_Direction_.
Each line of the material must be repeated precisely, with the pictures left out.

----- Provided records -----

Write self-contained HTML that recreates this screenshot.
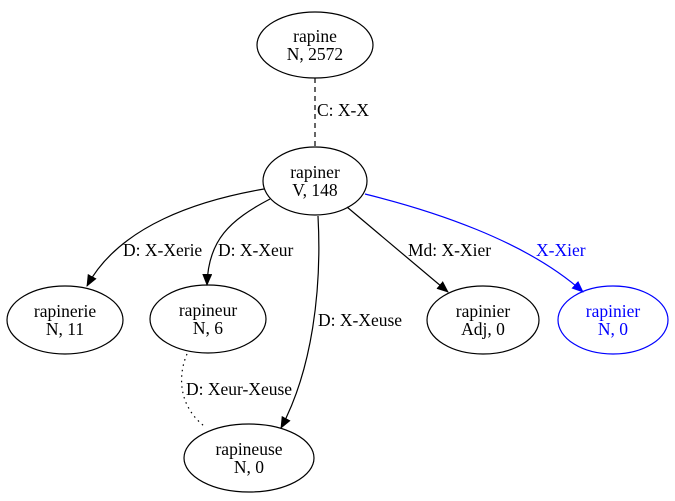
<!DOCTYPE html>
<html><head><meta charset="utf-8"><style>
html,body{margin:0;padding:0;background:#fff;}
svg{display:block;}
text{font-family:"Liberation Serif","Times New Roman",serif;font-size:17.5px;}
</style></head><body>
<svg width="675" height="501" viewBox="0 0 675 501" xmlns="http://www.w3.org/2000/svg">
<defs>
<marker id="a" markerWidth="12" markerHeight="10" refX="11" refY="5" orient="auto" markerUnits="userSpaceOnUse"><path d="M0,0 L12,5 L0,10 z" fill="#000"/></marker>
<marker id="b" markerWidth="12" markerHeight="10" refX="11" refY="5" orient="auto" markerUnits="userSpaceOnUse"><path d="M0,0 L12,5 L0,10 z" fill="#00f"/></marker>
</defs>
<g fill="none" stroke="#000" stroke-width="1.2">
<ellipse cx="315" cy="45" rx="58" ry="33"/>
<ellipse cx="315" cy="181" rx="52" ry="34"/>
<ellipse cx="65" cy="320" rx="58" ry="34"/>
<ellipse cx="208" cy="319" rx="58" ry="34"/>
<ellipse cx="249" cy="458" rx="65" ry="34"/>
<ellipse cx="483" cy="320" rx="56" ry="34"/>
<ellipse cx="613" cy="320" rx="55" ry="34" stroke="#00f"/>
<path d="M315,78 L315,147" stroke-dasharray="5,4"/>
<path d="M264,189 C200,200 120,225 87,286" marker-end="url(#a)"/>
<path d="M270,199 C230,220 208,240 207,285" marker-end="url(#a)"/>
<path d="M318,216 C322,290 312,370 281,428" marker-end="url(#a)"/>
<path d="M347,207 L448,292" marker-end="url(#a)"/>
<path d="M365,194 C430,210 525,240 583,292" stroke="#00f" marker-end="url(#b)"/>
<path d="M187,354 C178,375 178,405 204,426" stroke-dasharray="1.5,4"/>
</g>
<g text-anchor="middle" fill="#000">
<text x="315" y="42">rapine</text><text x="315" y="60">N, 2572</text>
<text x="315" y="178">rapiner</text><text x="315" y="196">V, 148</text>
<text x="65" y="317">rapinerie</text><text x="65" y="335">N, 11</text>
<text x="208" y="316">rapineur</text><text x="208" y="334">N, 6</text>
<text x="249" y="455">rapineuse</text><text x="249" y="473">N, 0</text>
<text x="483" y="317">rapinier</text><text x="483" y="335">Adj, 0</text>
<text x="613" y="317" fill="#00f">rapinier</text><text x="613" y="335" fill="#00f">N, 0</text>
</g>
<g fill="#000">
<text x="317" y="116">C: X-X</text>
<text x="123" y="256">D: X-Xerie</text>
<text x="218" y="256">D: X-Xeur</text>
<text x="318" y="326">D: X-Xeuse</text>
<text x="408" y="256">Md: X-Xier</text>
<text x="536" y="256" fill="#00f">X-Xier</text>
<text x="186" y="395">D: Xeur-Xeuse</text>
</g>
</svg>
</body></html>
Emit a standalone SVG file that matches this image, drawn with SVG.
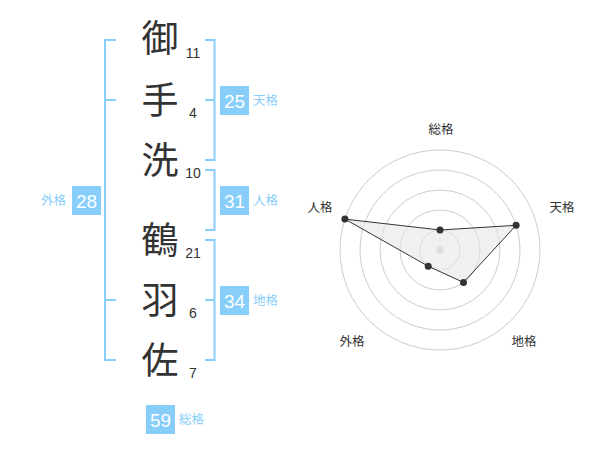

-----

_Solved exercise_.
Write self-contained HTML that recreates this screenshot.
<!DOCTYPE html>
<html><head><meta charset="utf-8"><style>
html,body{margin:0;padding:0;background:#fff;}
svg{display:block;}
text{font-family:"Liberation Serif","Times New Roman",serif;font-size:17.5px;}
</style></head><body>
<svg width="675" height="501" viewBox="0 0 675 501" xmlns="http://www.w3.org/2000/svg">
<defs>
<marker id="a" markerWidth="12" markerHeight="10" refX="11" refY="5" orient="auto" markerUnits="userSpaceOnUse"><path d="M0,0 L12,5 L0,10 z" fill="#000"/></marker>
<marker id="b" markerWidth="12" markerHeight="10" refX="11" refY="5" orient="auto" markerUnits="userSpaceOnUse"><path d="M0,0 L12,5 L0,10 z" fill="#00f"/></marker>
</defs>
<g fill="none" stroke="#000" stroke-width="1.2">
<ellipse cx="315" cy="45" rx="58" ry="33"/>
<ellipse cx="315" cy="181" rx="52" ry="34"/>
<ellipse cx="65" cy="320" rx="58" ry="34"/>
<ellipse cx="208" cy="319" rx="58" ry="34"/>
<ellipse cx="249" cy="458" rx="65" ry="34"/>
<ellipse cx="483" cy="320" rx="56" ry="34"/>
<ellipse cx="613" cy="320" rx="55" ry="34" stroke="#00f"/>
<path d="M315,78 L315,147" stroke-dasharray="5,4"/>
<path d="M264,189 C200,200 120,225 87,286" marker-end="url(#a)"/>
<path d="M270,199 C230,220 208,240 207,285" marker-end="url(#a)"/>
<path d="M318,216 C322,290 312,370 281,428" marker-end="url(#a)"/>
<path d="M347,207 L448,292" marker-end="url(#a)"/>
<path d="M365,194 C430,210 525,240 583,292" stroke="#00f" marker-end="url(#b)"/>
<path d="M187,354 C178,375 178,405 204,426" stroke-dasharray="1.5,4"/>
</g>
<g text-anchor="middle" fill="#000">
<text x="315" y="42">rapine</text><text x="315" y="60">N, 2572</text>
<text x="315" y="178">rapiner</text><text x="315" y="196">V, 148</text>
<text x="65" y="317">rapinerie</text><text x="65" y="335">N, 11</text>
<text x="208" y="316">rapineur</text><text x="208" y="334">N, 6</text>
<text x="249" y="455">rapineuse</text><text x="249" y="473">N, 0</text>
<text x="483" y="317">rapinier</text><text x="483" y="335">Adj, 0</text>
<text x="613" y="317" fill="#00f">rapinier</text><text x="613" y="335" fill="#00f">N, 0</text>
</g>
<g fill="#000">
<text x="317" y="116">C: X-X</text>
<text x="123" y="256">D: X-Xerie</text>
<text x="218" y="256">D: X-Xeur</text>
<text x="318" y="326">D: X-Xeuse</text>
<text x="408" y="256">Md: X-Xier</text>
<text x="536" y="256" fill="#00f">X-Xier</text>
<text x="186" y="395">D: Xeur-Xeuse</text>
</g>
</svg>
</body></html>
Emit a standalone SVG file that matches this image, drawn with SVG.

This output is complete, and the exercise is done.